In its submission CMI highlights that the most powerful levers with which to achieve change are transparency and training. CMI believes that on the basis of the slow rate of change that the voluntary approach championed by government has proven insufficient. Clear reporting of pay gaps at junior, middle and senior management positions would improve accountability and provide clear company wide-targets that can be backed by senior leadership.
Data from the latest National Management Salary Survey (NMSS) by CMI and XpertHR reveals that women working in full-time management and professional roles earn 22 percent less on average than men. This equates to 57 days each year of unpaid work. The extensive survey, of 72,000 UK managers, shows that the gender pay gap now stands at £8,524, with women earning on average £30,612 and men earning £39,136. The gap rises to £14,943 for director- level women, who earn on average £123,756 compared to their male counterparts who earn £138,699.

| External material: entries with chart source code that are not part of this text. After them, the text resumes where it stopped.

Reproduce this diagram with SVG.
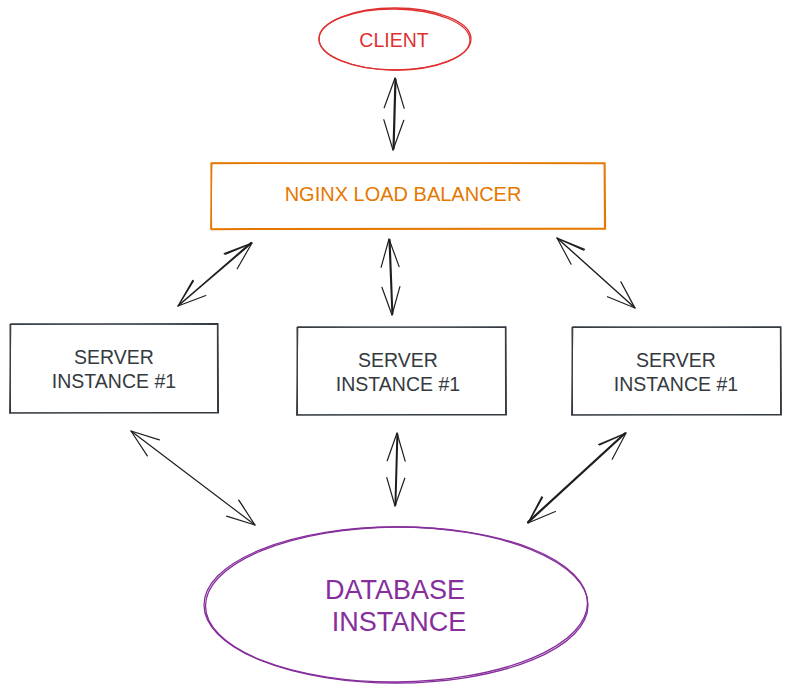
<svg xmlns="http://www.w3.org/2000/svg" width="790" height="689" viewBox="0 0 790 689">
<style>
.bg{fill:#ffffff}
.client{fill:none;stroke:#e03131;stroke-width:1.3}
.lb{fill:none;stroke:#e67700;stroke-width:1.3}
.srv{fill:none;stroke:#343a40;stroke-width:1.1}
.db{fill:none;stroke:#862e9c;stroke-width:1.3}
.arr{fill:none;stroke:#1e1e1e;stroke-width:1.2;stroke-linecap:round;stroke-linejoin:round}
.t{font-family:"Liberation Sans",Arial,sans-serif;text-anchor:middle}
.tc{fill:#e03131;font-size:19.5px}
.tl{fill:#e67700;font-size:20px}
.ts{fill:#343a40;font-size:19.5px}
.td{fill:#862e9c;font-size:27px}
</style>
<rect class="bg" x="0" y="0" width="790" height="689"/>
<g id="client">
<ellipse class="client" cx="395" cy="39" rx="76" ry="31"/>
<ellipse class="client" cx="394.5" cy="39.5" rx="75.5" ry="30.5" transform="rotate(0.6 395 39)"/>
<text class="t tc" x="394" y="47">CLIENT</text>
</g>
<g id="nginx">
<path class="lb" d="M211 163.5 L605 162.8 L605.5 229 L211.5 229.5 Z"/>
<path class="lb" d="M211.8 162.8 L604.2 163.6 L604.6 228.4 L210.8 228.8 Z"/>
<text class="t tl" x="403" y="201">NGINX LOAD BALANCER</text>
</g>
<g id="server1">
<path class="srv" d="M10 324.5 L218 323.5 L218.5 413 L10.5 412.5 Z"/>
<path class="srv" d="M10.8 323.8 L217.4 324.4 L217.6 412.4 L9.6 413.2 Z"/>
<text class="t ts" x="114" y="364">SERVER</text>
<text class="t ts" x="114" y="388">INSTANCE #1</text>
</g>
<g id="server2">
<path class="srv" d="M297 327.5 L506 326.8 L506.4 415 L297.5 414.5 Z"/>
<path class="srv" d="M297.8 326.8 L505.4 327.5 L505.6 414.4 L296.6 415.2 Z"/>
<text class="t ts" x="398" y="367">SERVER</text>
<text class="t ts" x="398" y="391">INSTANCE #1</text>
</g>
<g id="server3">
<path class="srv" d="M572 327.5 L781 326.8 L781.4 415 L572.5 414.5 Z"/>
<path class="srv" d="M572.8 326.8 L780.4 327.5 L780.6 414.4 L571.6 415.2 Z"/>
<text class="t ts" x="676" y="367">SERVER</text>
<text class="t ts" x="676" y="391">INSTANCE #1</text>
</g>
<g id="database">
<ellipse class="db" cx="396" cy="605" rx="192" ry="78"/>
<ellipse class="db" cx="396.5" cy="604.5" rx="191" ry="77.5" transform="rotate(-0.5 396 605)"/>
<text class="t td" x="395" y="599">DATABASE</text>
<text class="t td" x="399" y="631">INSTANCE</text>
</g>
<g id="connectors">
<path class="arr" d="M395 78 L393 150 M396 79 L394 149"/>
<path class="arr" d="M384.2 107.7 L395 78 L404.2 108.3 M383.8 119.7 L393 150 L403.8 120.3"/>
<path class="arr" d="M252 243 L178 306 M251 242.5 L179 305"/>
<path class="arr" d="M224.2 253.5 L252 243 L237.2 268.7 M192.8 280.3 L178 306 L205.8 295.5 M225 254.5 L251.5 243.5 M193.5 281 L178.5 305.5"/>
<path class="arr" d="M389 239 L392 315 M390 239.5 L392.8 314"/>
<path class="arr" d="M381.1 267.3 L389 239 L399.1 266.6 M381.9 287.3 L392 315 L399.9 286.6"/>
<path class="arr" d="M557 238 L635 308 M558 238.6 L634 307"/>
<path class="arr" d="M584.5 249.3 L557 238 L571.1 264.2 M620.9 281.9 L635 308 L607.5 296.7 M583.8 250.2 L557.5 238.5 M621.5 283 L634.5 307.5"/>
<path class="arr" d="M131 431 L255 525"/>
<path class="arr" d="M159.4 439.9 L131 431 L147.3 455.9 M238.7 500.1 L255 525 L226.6 516.1 M239.5 501 L254.5 524.5"/>
<path class="arr" d="M397 433 L395 506 M397.8 434 L395.8 505"/>
<path class="arr" d="M387.2 460.7 L397 433 L405.2 461.2 M386.8 477.7 L395 506 L404.8 478.2"/>
<path class="arr" d="M626 433 L528 523 M625 432.8 L527.5 522"/>
<path class="arr" d="M598.6 444.5 L626 433 L612.2 459.3 M541.8 496.7 L528 523 L555.4 511.5 M599.5 445 L625.5 433.5 M542.5 497.5 L528.5 522.5"/>
</g>
</svg>
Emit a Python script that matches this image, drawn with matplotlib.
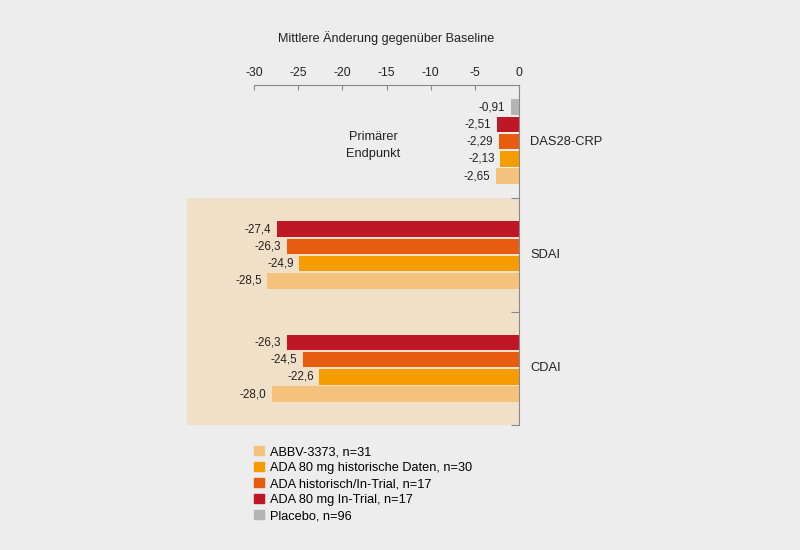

Women managers are also missing out across all levels when it comes to bonuses, with the average man’s bonus of £4,898 almost twice that of the average woman’s bonus of £2,531. The impact of age on these figures is significant. At entry level there is no perceptible pay gap, however this increases significantly by age: for 26-35 year-olds the gap is 6 percent; for those aged 36-45 years, it is 20 percent; from 46 to 60 years it is 35 percent; and for those aged 60 and above it is 38 percent.